Thinking Your Way to Productivity

The popularity of Getting Things Done (GTD) system may have as much to do with its focus on efficient thinking as anything else.   The breakdown of conscious, slow, deliberate thinking is paired with subconcious, fast, inspirational thinking such that each process is performed at diffferent times and with different goals.  But when done in the proper order, leads to effective results.  The steps in GTD bare a striking resemblance to how Ayn Rand described the most efficient writing process in The Art of Nonfiction.  She broke up the steps to writing into clear functional processes that best utilize your conscious and subconscious thinking. Brainstorming what to write about is largely a subconscious and emotionally driven process.  Once a topic is decided, the conscious process begins with writing the outline.  Once the outline is completely thought out, Rand recommends letting the subconscious process take over while writing the content of the article, letting words flow from your mind on to the page without limiting yourself.  Lastly, Rand recommends a thorough edit, reverting back to a fully conscious process.

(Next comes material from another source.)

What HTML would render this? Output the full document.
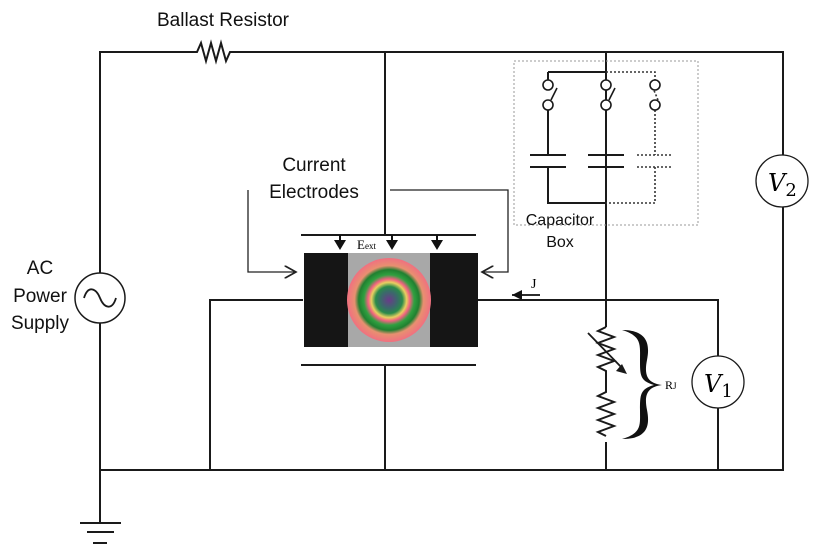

In many ways, the steps in GTD are similar.  David Allen recommends breaking your thinking up into descrete steps such that conscious and subconscious processes are in full effect at appropriate times.
While filling your inbox throughout the day, you are letting any brainstorm or inspirational idea that strikes you be saved for further review.  This process is subconcious oriented.  In fact, Allen strongly suggests spending zero time consciously thinking about the ideas - at that time.  Then, once or twice a day, Allen recommends you clear your inbox by engaging your conscious thinking - considering what to do each and every item in the inbox, identifying how to classify each item, breaking down projects into sub-tasks, and evaluating next action items.  The rest of the day is then spent performing tasks, which if fully thought through, should become more subconscious oriented where inspiration and flow drive your actions.  That's not to say all of your actions should be fully subconscious or emotionally driven, as there will likely be many times when completing tasks will require thoughtful, conscious engagement.  But by breaking projects into next action items, it is possible to fly through each action item with less deep concentration and fewer distractions because some of that thought has already been accomplished.  Lastly, Allen recommends a periodic review, which again engages the conscious process to evaluate whether you are still on track (or not) with your long term goals.

It would be interesting to discover if there are more similiarities between productive achievement and the deliberate usage of different thinking processes that best take advantage of each process's strengths and avoid each process's weaknesses.


  1. Anonymous11:21 AM

    Great thoughts on how our conscious/subconscious thinking orientation drives the different aspect of GTD methodology. You might be interested in "Your Brain at Work" for more analysis from another perspective on how to separate and optimize our thinking in both areas: http://www.amazon.com/Your-Brain-Work-Strategies-Distraction/dp/0061771295

  2. That does look like a good book. I've added it to my wish list. Thank you!